Chris Tiu began his basketball rise when he was still in Xavier School, starring for the Golden Stallions’ teams in the Milo SBP and Passerelle tournaments.

Eventually, he made his way up the juniors’ squad that played in various Metro Manila leagues like the PAYA, PRADA, the MMBL and of course, the now defunct Metro Manila Tiong Lian Basketball Association (MMTLBA), also fondly called the “UAAP of Chinese-Filipino Schools.”

Together with other Xavier standouts like Joseph Yeo, TY Tang, Leonard Lee and Sammy Young, Tiu led the Golden Stallions to an amazing three-peat in the MMTLBA and more titles across other tournaments as well.

They were called the best high school basketball team not competing in either the UAAP or NCAA.

It was a venerable golden generation for Xavier School and Tiu was at the forefront of it, not least because he was projected as the ideal student-athlete — someone who was able to garner high levels of academic success while also playing basketball at a similarly high level.

Yeo was the first one to graduate from that generation in 2001, choosing to join the De La Salle Green Archers.

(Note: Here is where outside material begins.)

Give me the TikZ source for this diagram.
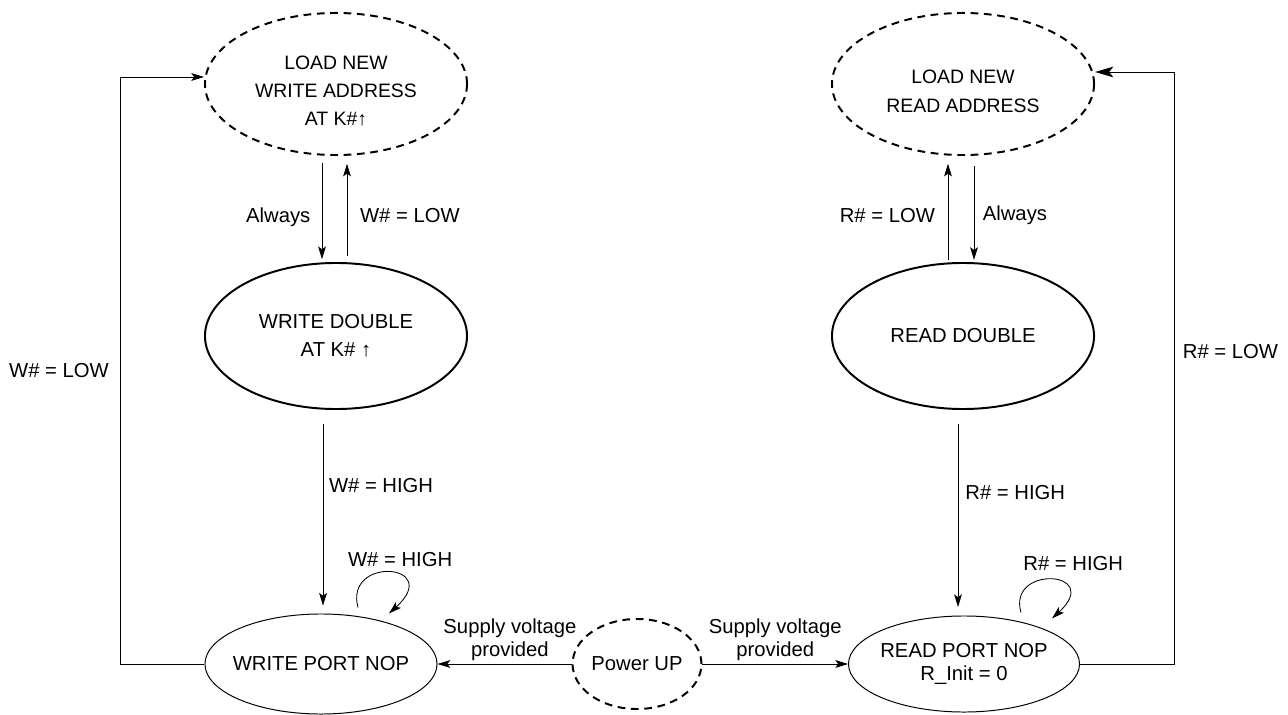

He would be followed to Taft a year after by Tang, while Tiu would finish his high school years in 2003 and then move on to the Ateneo Blue Eagles.

In Ateneo, Tiu’s star shone even brighter. With Tiu part of the team, the Blue Eagles went on to the UAAP Finals in 2003 (losing to FEU) and in 2006 (losing to UST). Because Tiu took a year off from the UAAP, he was still eligible to play in 2008 and that’s when he finally tasted UAAP bliss, helping the Blue Eagles to the first of what would be a historic 5-peat in men’s basketball.

After his collegiate basketball career ran its course, Tiu was tapped to play for the newly-formed Smart Gilas Pilipinas national team, although the flip side was Tiu had to forego his plans to get drafted in the PBA as early as 2008.

In all, Tiu spent five years with the national team, playing under famed Serbian tactician Rajko Toroman and with some of the best players from his generation like former high school and collegiate rival JVee Casio, former Ateneo teammate Japeth Aguilar, naturalized center Marcus Douthit and Filipino-American talents Marcio Lassiter and Chris Lutz.

That team garnered a lot of accolades, earning podium finishes in several international tournaments while also restoring the Philippine team’s status among Asia’s cage powers.

That first iteration of Smart Gilas laid the groundwork for succeeding Gilas squads that qualified in the 2014 FIBA World Cup in Spain, played in the 2016 Olympic Qualifying Tournament and placed second twice in the 2013 and 2015 editions of the FIBA Asia Cup.

Once Tiu reached the PBA, he became one of the faces of the Rain or Shine franchise. He was part of the 2013 PBA All-Rookie Team and also became the Three-Point Champion in the 2013 PBA All-Star Weekend. His lone PBA title was in the 2016 Commissioner’s Cup, when the Elasto-Painters defeated Alaska in six games.

Chris Tiu had a stellar if an abbreviated PBA career (just six years!), but despite that his legacy and role in helping not just PBA basketball but more importantly, Philippine basketball’s move forward is secure.

If he chooses to hang up his jersey now, he would be doing so ahead of the curve, the game and with a Tiu-rrific trail of success.